START Exercise inputs
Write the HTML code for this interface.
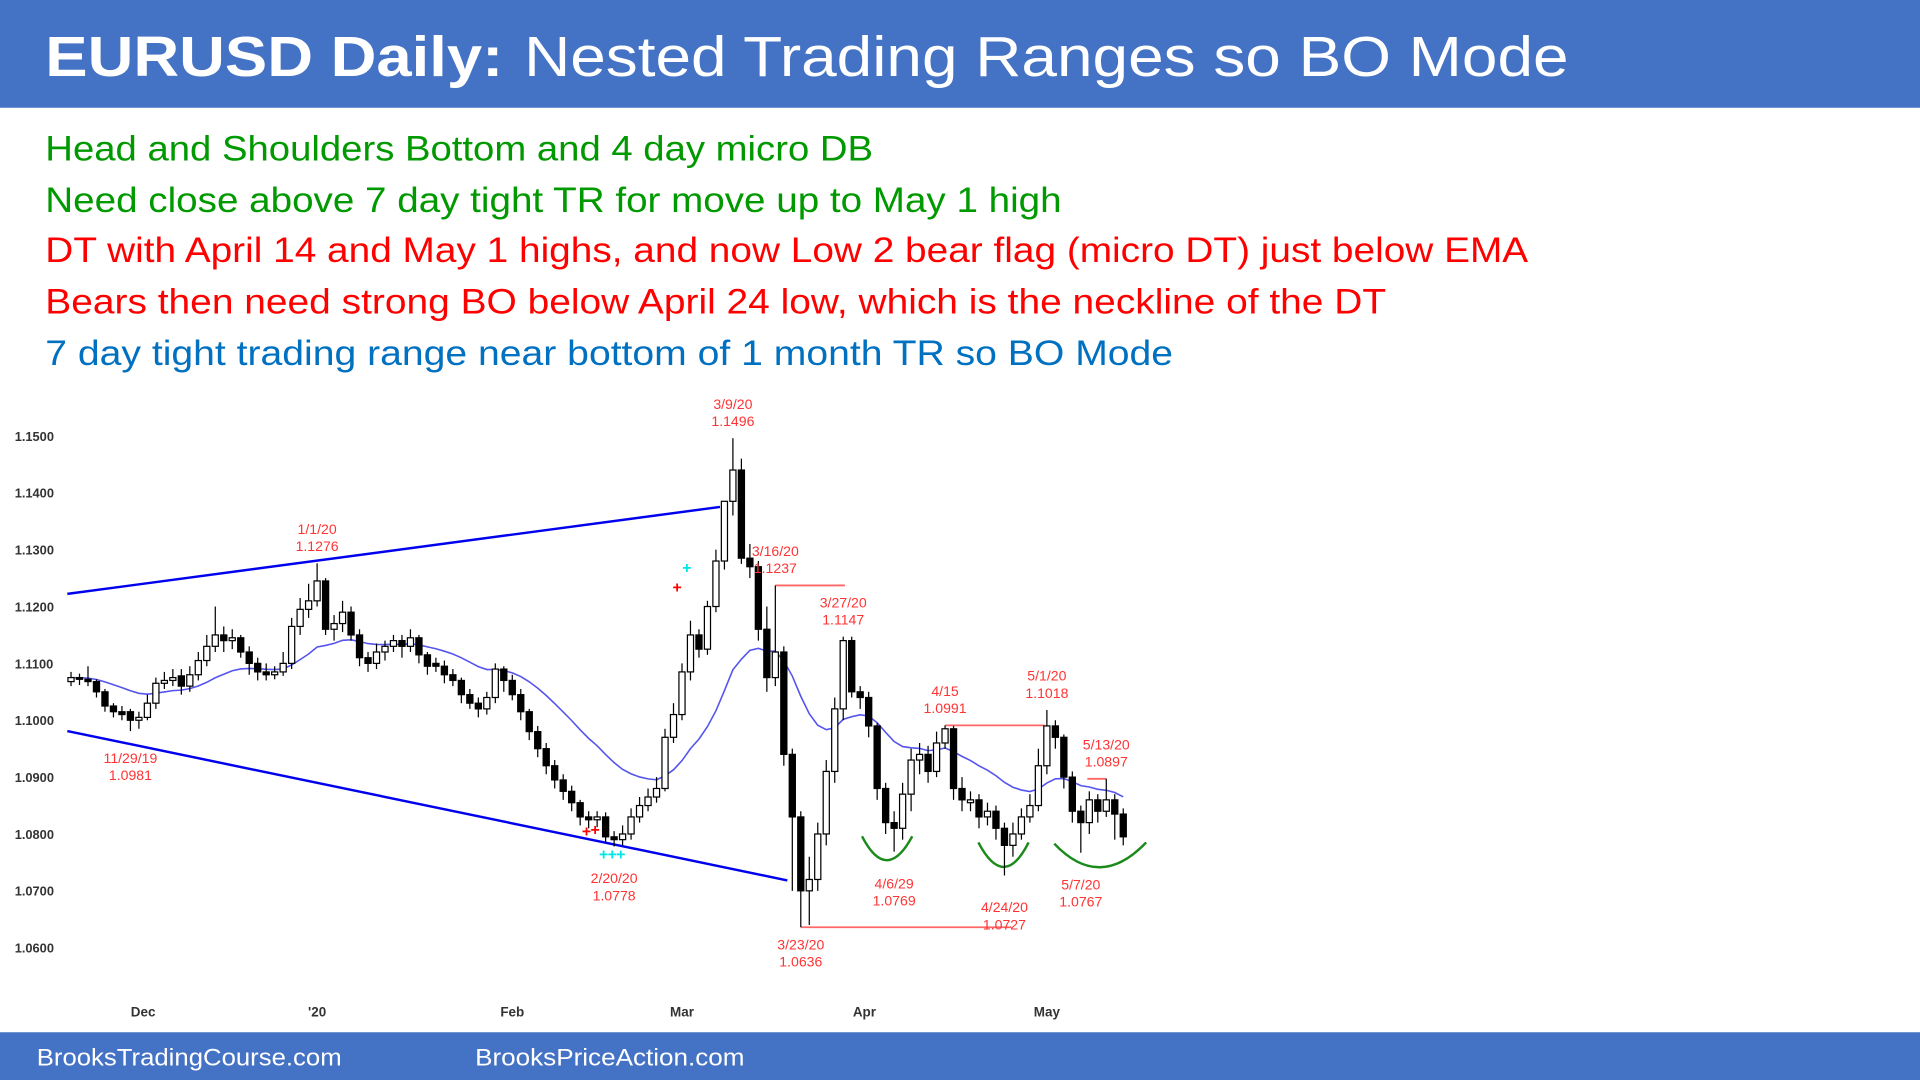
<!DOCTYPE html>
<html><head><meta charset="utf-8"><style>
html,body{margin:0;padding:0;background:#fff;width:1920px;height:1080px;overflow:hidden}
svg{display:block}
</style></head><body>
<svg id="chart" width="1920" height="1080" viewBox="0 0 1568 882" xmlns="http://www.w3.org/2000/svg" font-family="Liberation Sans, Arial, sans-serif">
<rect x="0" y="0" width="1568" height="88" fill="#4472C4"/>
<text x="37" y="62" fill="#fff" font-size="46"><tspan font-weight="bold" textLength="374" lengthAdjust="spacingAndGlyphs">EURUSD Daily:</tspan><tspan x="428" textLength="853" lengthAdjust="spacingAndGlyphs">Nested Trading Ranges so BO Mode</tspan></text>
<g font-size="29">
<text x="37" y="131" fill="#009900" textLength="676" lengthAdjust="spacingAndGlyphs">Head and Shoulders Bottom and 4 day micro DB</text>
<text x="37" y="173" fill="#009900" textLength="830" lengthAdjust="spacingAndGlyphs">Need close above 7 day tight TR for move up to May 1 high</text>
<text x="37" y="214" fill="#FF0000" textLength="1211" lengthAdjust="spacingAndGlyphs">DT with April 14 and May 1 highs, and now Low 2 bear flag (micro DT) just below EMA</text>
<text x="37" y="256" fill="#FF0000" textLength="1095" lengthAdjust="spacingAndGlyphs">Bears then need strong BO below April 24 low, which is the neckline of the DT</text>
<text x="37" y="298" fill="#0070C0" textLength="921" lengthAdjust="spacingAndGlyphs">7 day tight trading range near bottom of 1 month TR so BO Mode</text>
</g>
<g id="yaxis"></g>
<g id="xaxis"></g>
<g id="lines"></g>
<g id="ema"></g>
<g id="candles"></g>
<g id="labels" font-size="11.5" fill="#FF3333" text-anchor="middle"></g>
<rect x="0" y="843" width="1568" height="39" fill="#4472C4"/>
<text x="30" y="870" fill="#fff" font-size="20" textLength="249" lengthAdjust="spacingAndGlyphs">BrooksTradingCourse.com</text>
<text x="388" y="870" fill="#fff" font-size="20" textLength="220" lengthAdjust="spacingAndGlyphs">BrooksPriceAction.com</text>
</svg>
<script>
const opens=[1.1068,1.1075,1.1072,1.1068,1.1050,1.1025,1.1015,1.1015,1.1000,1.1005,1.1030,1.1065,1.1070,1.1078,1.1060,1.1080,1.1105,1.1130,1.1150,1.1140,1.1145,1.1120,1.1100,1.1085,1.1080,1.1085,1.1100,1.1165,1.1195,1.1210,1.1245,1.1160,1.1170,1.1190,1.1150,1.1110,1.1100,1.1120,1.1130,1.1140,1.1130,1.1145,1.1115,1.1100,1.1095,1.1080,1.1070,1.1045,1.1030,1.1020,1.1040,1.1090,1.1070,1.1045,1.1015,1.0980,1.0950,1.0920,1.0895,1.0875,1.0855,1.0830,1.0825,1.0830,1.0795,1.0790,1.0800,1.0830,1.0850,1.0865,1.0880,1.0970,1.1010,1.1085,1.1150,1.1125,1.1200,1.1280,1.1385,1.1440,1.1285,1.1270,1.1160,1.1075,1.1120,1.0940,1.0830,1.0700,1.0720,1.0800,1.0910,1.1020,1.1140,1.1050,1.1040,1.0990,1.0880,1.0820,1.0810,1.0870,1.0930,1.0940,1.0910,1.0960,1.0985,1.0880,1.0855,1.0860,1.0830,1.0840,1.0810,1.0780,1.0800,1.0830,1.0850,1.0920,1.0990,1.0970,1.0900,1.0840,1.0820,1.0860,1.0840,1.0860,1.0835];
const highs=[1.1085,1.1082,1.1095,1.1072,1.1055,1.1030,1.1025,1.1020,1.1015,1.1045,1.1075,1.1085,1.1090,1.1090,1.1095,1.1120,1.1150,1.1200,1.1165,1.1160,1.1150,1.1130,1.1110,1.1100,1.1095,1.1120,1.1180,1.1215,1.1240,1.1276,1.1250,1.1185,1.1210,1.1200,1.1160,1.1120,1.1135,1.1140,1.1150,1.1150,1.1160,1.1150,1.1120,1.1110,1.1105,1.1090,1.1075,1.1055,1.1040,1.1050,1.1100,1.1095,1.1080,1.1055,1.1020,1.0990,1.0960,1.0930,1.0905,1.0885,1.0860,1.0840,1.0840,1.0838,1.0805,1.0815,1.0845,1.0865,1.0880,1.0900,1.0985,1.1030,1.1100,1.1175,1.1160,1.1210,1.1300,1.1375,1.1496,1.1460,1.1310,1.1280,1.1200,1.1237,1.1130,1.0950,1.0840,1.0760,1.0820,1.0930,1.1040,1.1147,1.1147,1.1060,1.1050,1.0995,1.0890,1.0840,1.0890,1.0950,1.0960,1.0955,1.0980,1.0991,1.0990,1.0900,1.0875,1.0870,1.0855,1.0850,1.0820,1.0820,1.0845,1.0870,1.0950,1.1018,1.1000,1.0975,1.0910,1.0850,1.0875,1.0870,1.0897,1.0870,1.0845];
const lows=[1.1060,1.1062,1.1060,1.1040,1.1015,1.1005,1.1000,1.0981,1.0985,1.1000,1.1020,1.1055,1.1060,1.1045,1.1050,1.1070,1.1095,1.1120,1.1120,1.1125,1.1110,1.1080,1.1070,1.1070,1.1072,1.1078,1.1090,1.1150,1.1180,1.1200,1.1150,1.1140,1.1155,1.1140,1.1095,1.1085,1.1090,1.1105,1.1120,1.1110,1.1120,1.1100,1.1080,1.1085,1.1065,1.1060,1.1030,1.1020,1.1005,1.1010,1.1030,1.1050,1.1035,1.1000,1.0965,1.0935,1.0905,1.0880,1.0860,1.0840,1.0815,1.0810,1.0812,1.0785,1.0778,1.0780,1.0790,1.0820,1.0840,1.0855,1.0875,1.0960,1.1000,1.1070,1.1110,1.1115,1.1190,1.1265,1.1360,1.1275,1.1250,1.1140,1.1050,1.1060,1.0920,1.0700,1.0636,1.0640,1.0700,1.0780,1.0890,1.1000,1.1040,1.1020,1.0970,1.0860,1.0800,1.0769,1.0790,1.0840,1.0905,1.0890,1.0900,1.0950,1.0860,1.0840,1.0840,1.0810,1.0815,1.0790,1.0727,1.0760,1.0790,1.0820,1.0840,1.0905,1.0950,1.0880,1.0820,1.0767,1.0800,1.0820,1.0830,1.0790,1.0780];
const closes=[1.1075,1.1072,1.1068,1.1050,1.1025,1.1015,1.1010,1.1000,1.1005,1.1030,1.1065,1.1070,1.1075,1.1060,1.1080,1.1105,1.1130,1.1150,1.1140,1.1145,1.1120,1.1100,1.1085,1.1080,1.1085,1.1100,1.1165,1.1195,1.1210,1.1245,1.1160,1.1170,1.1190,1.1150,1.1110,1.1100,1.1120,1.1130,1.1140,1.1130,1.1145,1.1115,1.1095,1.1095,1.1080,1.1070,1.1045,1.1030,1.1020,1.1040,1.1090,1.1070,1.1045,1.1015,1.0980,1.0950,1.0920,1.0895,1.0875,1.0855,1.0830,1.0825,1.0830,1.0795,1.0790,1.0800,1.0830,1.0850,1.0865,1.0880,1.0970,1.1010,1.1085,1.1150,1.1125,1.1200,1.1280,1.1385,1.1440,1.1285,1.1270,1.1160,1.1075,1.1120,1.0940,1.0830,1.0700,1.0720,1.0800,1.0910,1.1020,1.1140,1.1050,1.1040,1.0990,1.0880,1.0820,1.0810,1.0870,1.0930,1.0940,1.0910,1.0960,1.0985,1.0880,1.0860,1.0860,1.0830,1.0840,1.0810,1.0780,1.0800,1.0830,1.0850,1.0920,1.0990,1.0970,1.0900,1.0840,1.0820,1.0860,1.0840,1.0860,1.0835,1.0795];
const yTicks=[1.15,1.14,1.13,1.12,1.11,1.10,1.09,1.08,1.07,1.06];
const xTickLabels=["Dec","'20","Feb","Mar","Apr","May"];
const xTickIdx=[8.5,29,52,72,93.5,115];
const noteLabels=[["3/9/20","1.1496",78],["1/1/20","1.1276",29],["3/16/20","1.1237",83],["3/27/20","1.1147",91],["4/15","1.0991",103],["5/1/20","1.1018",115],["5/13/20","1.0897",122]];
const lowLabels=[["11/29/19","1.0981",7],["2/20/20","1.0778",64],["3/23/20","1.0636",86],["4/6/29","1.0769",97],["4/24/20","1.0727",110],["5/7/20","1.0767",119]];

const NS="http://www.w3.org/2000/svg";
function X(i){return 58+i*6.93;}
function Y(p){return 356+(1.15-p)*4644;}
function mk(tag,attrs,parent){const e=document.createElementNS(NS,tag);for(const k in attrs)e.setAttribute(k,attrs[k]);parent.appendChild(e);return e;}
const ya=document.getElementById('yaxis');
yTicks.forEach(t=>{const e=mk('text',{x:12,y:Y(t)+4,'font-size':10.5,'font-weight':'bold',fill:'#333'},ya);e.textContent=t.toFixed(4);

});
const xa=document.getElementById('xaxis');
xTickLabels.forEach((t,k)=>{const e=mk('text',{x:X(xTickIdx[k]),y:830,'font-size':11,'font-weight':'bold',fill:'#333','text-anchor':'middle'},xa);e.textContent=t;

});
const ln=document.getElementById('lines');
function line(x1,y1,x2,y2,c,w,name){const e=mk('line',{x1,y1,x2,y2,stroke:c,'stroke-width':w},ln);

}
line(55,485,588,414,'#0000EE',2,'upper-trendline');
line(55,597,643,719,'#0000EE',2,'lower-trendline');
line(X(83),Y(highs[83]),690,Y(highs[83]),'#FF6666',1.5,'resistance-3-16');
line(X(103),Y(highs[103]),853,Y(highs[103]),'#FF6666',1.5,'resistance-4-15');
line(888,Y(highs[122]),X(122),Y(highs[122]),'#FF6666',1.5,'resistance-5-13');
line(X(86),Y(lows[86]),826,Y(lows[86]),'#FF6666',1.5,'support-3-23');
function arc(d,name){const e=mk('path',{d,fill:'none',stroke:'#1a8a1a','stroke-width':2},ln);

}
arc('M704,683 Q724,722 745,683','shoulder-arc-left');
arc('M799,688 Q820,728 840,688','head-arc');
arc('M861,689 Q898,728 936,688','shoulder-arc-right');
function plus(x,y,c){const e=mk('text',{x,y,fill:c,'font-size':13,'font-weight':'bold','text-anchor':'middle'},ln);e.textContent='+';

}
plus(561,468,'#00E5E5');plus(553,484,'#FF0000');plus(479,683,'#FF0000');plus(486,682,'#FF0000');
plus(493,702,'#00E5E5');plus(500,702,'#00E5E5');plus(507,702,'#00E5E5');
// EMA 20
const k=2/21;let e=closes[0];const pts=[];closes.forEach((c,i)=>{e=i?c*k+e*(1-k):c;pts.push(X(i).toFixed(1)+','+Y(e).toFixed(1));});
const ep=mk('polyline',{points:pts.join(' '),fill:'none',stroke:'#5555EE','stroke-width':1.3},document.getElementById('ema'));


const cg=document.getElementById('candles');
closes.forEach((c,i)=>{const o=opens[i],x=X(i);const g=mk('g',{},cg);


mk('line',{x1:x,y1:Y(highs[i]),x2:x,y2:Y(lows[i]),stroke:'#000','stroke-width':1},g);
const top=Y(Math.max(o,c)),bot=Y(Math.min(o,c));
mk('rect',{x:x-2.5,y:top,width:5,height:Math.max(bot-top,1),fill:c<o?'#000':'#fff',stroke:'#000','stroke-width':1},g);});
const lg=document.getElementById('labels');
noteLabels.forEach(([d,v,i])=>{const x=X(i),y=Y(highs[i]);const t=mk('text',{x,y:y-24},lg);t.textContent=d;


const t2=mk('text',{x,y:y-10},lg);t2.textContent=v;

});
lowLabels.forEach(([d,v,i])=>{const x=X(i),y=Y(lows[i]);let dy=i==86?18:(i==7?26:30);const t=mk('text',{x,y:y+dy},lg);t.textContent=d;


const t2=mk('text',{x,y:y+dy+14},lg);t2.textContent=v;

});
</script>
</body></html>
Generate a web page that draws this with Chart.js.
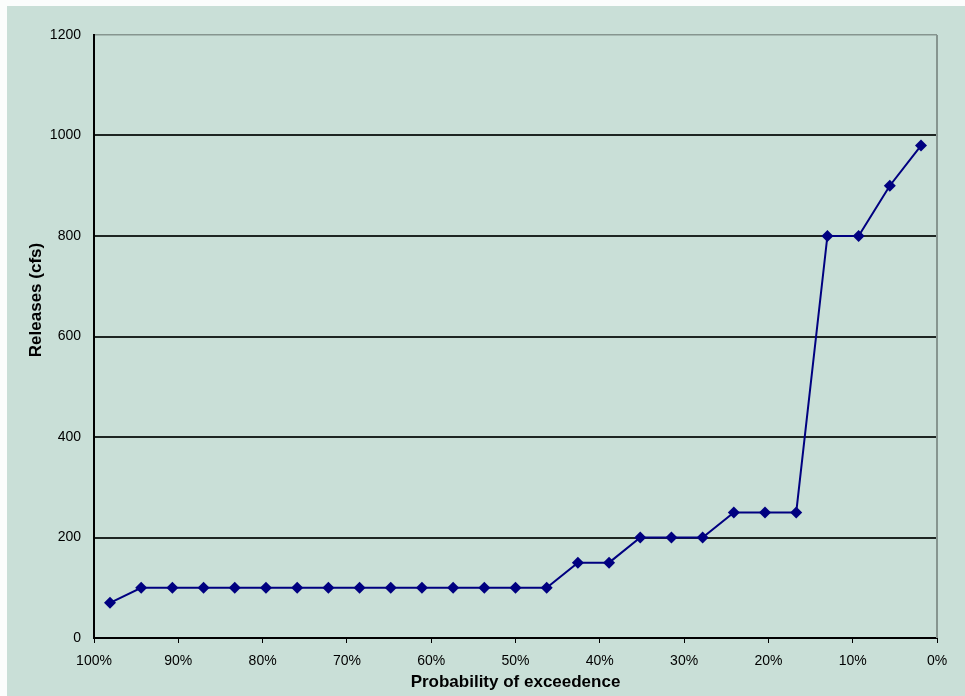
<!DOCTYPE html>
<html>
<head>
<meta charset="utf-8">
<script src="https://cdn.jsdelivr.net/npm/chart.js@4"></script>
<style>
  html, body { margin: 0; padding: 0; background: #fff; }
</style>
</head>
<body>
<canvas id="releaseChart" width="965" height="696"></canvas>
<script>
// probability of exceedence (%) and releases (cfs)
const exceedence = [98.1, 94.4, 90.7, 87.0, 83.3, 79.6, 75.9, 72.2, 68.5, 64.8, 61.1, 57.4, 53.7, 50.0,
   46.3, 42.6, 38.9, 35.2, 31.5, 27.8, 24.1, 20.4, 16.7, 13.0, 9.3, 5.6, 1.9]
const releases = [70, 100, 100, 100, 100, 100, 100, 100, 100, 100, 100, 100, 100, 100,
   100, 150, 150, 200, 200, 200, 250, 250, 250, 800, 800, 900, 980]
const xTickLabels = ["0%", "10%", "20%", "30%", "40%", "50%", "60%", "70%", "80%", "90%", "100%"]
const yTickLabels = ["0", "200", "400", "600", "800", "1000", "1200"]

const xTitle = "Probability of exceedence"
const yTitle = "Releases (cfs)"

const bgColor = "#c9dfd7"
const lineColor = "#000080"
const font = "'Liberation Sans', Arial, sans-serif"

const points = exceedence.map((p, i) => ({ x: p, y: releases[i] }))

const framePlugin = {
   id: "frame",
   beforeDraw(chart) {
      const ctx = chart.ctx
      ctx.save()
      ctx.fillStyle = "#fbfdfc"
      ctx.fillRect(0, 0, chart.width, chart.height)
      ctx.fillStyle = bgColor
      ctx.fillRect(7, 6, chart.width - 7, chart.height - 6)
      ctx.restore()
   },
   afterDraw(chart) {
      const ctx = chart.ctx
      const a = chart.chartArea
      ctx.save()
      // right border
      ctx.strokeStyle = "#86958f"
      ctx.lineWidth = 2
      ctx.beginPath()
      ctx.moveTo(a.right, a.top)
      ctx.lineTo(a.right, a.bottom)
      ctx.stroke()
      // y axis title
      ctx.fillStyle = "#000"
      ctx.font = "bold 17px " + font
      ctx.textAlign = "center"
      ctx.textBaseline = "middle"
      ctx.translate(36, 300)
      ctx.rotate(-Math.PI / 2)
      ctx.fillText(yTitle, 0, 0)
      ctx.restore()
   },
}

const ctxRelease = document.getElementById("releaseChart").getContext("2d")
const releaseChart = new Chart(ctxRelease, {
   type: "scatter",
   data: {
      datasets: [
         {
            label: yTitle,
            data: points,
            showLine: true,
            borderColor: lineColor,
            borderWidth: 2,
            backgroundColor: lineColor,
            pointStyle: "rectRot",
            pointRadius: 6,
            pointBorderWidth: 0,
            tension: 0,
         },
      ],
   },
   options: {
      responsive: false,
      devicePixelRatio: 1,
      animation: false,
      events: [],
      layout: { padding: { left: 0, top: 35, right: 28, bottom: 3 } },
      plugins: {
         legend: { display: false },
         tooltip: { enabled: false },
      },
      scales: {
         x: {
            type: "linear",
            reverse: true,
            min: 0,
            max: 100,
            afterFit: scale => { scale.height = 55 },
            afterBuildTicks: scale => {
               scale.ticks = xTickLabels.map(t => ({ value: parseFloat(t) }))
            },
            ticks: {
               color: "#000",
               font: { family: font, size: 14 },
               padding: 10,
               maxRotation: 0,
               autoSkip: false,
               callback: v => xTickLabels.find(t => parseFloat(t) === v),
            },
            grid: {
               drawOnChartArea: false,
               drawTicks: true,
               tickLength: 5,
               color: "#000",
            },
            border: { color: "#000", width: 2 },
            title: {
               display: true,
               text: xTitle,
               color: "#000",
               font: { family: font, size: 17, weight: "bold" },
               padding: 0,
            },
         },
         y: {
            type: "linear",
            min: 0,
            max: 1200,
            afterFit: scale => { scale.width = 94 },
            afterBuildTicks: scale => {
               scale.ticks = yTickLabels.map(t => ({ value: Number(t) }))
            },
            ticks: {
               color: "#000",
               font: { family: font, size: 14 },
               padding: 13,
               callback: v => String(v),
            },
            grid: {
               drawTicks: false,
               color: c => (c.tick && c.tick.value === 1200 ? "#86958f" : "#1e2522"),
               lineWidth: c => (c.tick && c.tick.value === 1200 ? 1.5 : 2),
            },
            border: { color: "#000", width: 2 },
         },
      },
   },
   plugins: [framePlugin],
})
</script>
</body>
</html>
END Exercise inputs
**Task**
Copy every line in the records above that contains the word "with".

**In response**
<text x="37" y="214" fill="#FF0000" textLength="1211" lengthAdjust="spacingAndGlyphs">DT with April 14 and May 1 highs, and now Low 2 bear flag (micro DT) just below EMA</text>
Generate a web page that draws this with Chart.js.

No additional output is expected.